## Written exercise
Transcribe all of the material exactly. Any picture in it should be left out.

BEGIN Given information

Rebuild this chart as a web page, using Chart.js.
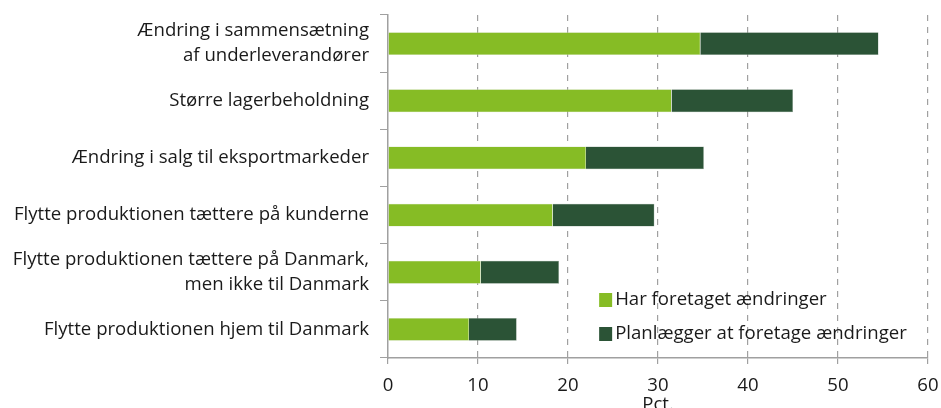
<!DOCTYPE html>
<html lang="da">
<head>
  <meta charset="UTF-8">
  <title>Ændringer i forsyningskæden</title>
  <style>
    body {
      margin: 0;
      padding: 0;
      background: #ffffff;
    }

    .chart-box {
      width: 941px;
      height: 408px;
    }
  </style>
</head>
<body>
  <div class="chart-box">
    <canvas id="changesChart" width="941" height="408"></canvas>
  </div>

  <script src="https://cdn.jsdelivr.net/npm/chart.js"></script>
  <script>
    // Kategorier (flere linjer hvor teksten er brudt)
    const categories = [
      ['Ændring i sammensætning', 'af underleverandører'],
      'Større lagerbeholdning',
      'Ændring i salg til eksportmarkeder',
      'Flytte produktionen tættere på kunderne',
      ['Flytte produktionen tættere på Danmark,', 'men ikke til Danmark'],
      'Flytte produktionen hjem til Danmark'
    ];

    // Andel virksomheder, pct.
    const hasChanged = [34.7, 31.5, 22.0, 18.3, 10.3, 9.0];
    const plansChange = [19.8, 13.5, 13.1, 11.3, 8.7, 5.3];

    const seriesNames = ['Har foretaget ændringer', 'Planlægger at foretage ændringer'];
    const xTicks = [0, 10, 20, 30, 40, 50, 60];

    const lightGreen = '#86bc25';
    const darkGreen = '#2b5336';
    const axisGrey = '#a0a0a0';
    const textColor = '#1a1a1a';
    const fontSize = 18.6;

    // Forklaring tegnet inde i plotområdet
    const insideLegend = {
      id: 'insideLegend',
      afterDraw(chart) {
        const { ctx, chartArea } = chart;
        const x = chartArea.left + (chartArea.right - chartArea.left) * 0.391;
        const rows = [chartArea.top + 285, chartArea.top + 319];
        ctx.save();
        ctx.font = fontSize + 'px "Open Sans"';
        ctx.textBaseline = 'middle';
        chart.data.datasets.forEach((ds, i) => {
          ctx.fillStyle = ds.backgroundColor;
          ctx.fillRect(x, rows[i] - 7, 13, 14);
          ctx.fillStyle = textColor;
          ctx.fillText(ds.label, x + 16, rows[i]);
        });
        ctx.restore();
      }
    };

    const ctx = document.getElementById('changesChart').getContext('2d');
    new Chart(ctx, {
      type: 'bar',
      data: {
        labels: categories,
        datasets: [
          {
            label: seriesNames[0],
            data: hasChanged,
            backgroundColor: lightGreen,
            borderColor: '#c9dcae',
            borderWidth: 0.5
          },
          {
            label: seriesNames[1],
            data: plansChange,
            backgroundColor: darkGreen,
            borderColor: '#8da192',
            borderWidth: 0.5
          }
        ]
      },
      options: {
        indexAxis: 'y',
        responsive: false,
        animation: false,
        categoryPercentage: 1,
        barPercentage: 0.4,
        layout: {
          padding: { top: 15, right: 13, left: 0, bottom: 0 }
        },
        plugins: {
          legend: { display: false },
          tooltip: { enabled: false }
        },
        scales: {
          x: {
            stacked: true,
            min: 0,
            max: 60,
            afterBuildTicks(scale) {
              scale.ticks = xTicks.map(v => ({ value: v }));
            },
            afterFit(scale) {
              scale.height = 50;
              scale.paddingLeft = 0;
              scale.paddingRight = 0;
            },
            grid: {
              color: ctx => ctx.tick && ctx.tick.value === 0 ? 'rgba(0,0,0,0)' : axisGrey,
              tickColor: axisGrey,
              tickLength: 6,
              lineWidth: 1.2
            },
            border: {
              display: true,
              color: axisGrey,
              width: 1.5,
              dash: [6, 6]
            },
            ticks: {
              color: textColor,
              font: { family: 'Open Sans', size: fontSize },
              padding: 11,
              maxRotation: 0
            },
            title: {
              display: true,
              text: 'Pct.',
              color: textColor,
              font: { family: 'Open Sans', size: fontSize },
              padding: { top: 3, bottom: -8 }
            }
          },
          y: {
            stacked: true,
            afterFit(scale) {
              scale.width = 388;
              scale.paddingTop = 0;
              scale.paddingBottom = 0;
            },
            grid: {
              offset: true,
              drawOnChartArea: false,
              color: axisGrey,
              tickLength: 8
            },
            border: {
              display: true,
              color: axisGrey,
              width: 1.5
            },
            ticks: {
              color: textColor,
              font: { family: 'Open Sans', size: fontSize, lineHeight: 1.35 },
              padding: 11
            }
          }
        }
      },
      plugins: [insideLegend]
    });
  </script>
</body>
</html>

END Given information

## Correct output
Rebuild this chart as a web page, using Chart.js.
<!DOCTYPE html>
<html lang="da">
<head>
  <meta charset="UTF-8">
  <title>Ændringer i forsyningskæden</title>
  <style>
    body {
      margin: 0;
      padding: 0;
      background: #ffffff;
    }

    .chart-box {
      width: 941px;
      height: 408px;
    }
  </style>
</head>
<body>
  <div class="chart-box">
    <canvas id="changesChart" width="941" height="408"></canvas>
  </div>

  <script src="https://cdn.jsdelivr.net/npm/chart.js"></script>
  <script>
    // Kategorier (flere linjer hvor teksten er brudt)
    const categories = [
      ['Ændring i sammensætning', 'af underleverandører'],
      'Større lagerbeholdning',
      'Ændring i salg til eksportmarkeder',
      'Flytte produktionen tættere på kunderne',
      ['Flytte produktionen tættere på Danmark,', 'men ikke til Danmark'],
      'Flytte produktionen hjem til Danmark'
    ];

    // Andel virksomheder, pct.
    const hasChanged = [34.7, 31.5, 22.0, 18.3, 10.3, 9.0];
    const plansChange = [19.8, 13.5, 13.1, 11.3, 8.7, 5.3];

    const seriesNames = ['Har foretaget ændringer', 'Planlægger at foretage ændringer'];
    const xTicks = [0, 10, 20, 30, 40, 50, 60];

    const lightGreen = '#86bc25';
    const darkGreen = '#2b5336';
    const axisGrey = '#a0a0a0';
    const textColor = '#1a1a1a';
    const fontSize = 18.6;

    // Forklaring tegnet inde i plotområdet
    const insideLegend = {
      id: 'insideLegend',
      afterDraw(chart) {
        const { ctx, chartArea } = chart;
        const x = chartArea.left + (chartArea.right - chartArea.left) * 0.391;
        const rows = [chartArea.top + 285, chartArea.top + 319];
        ctx.save();
        ctx.font = fontSize + 'px "Open Sans"';
        ctx.textBaseline = 'middle';
        chart.data.datasets.forEach((ds, i) => {
          ctx.fillStyle = ds.backgroundColor;
          ctx.fillRect(x, rows[i] - 7, 13, 14);
          ctx.fillStyle = textColor;
          ctx.fillText(ds.label, x + 16, rows[i]);
        });
        ctx.restore();
      }
    };

    const ctx = document.getElementById('changesChart').getContext('2d');
    new Chart(ctx, {
      type: 'bar',
      data: {
        labels: categories,
        datasets: [
          {
            label: seriesNames[0],
            data: hasChanged,
            backgroundColor: lightGreen,
            borderColor: '#c9dcae',
            borderWidth: 0.5
          },
          {
            label: seriesNames[1],
            data: plansChange,
            backgroundColor: darkGreen,
            borderColor: '#8da192',
            borderWidth: 0.5
          }
        ]
      },
      options: {
        indexAxis: 'y',
        responsive: false,
        animation: false,
        categoryPercentage: 1,
        barPercentage: 0.4,
        layout: {
          padding: { top: 15, right: 13, left: 0, bottom: 0 }
        },
        plugins: {
          legend: { display: false },
          tooltip: { enabled: false }
        },
        scales: {
          x: {
            stacked: true,
            min: 0,
            max: 60,
            afterBuildTicks(scale) {
              scale.ticks = xTicks.map(v => ({ value: v }));
            },
            afterFit(scale) {
              scale.height = 50;
              scale.paddingLeft = 0;
              scale.paddingRight = 0;
            },
            grid: {
              color: ctx => ctx.tick && ctx.tick.value === 0 ? 'rgba(0,0,0,0)' : axisGrey,
              tickColor: axisGrey,
              tickLength: 6,
              lineWidth: 1.2
            },
            border: {
              display: true,
              color: axisGrey,
              width: 1.5,
              dash: [6, 6]
            },
            ticks: {
              color: textColor,
              font: { family: 'Open Sans', size: fontSize },
              padding: 11,
              maxRotation: 0
            },
            title: {
              display: true,
              text: 'Pct.',
              color: textColor,
              font: { family: 'Open Sans', size: fontSize },
              padding: { top: 3, bottom: -8 }
            }
          },
          y: {
            stacked: true,
            afterFit(scale) {
              scale.width = 388;
              scale.paddingTop = 0;
              scale.paddingBottom = 0;
            },
            grid: {
              offset: true,
              drawOnChartArea: false,
              color: axisGrey,
              tickLength: 8
            },
            border: {
              display: true,
              color: axisGrey,
              width: 1.5
            },
            ticks: {
              color: textColor,
              font: { family: 'Open Sans', size: fontSize, lineHeight: 1.35 },
              padding: 11
            }
          }
        }
      },
      plugins: [insideLegend]
    });
  </script>
</body>
</html>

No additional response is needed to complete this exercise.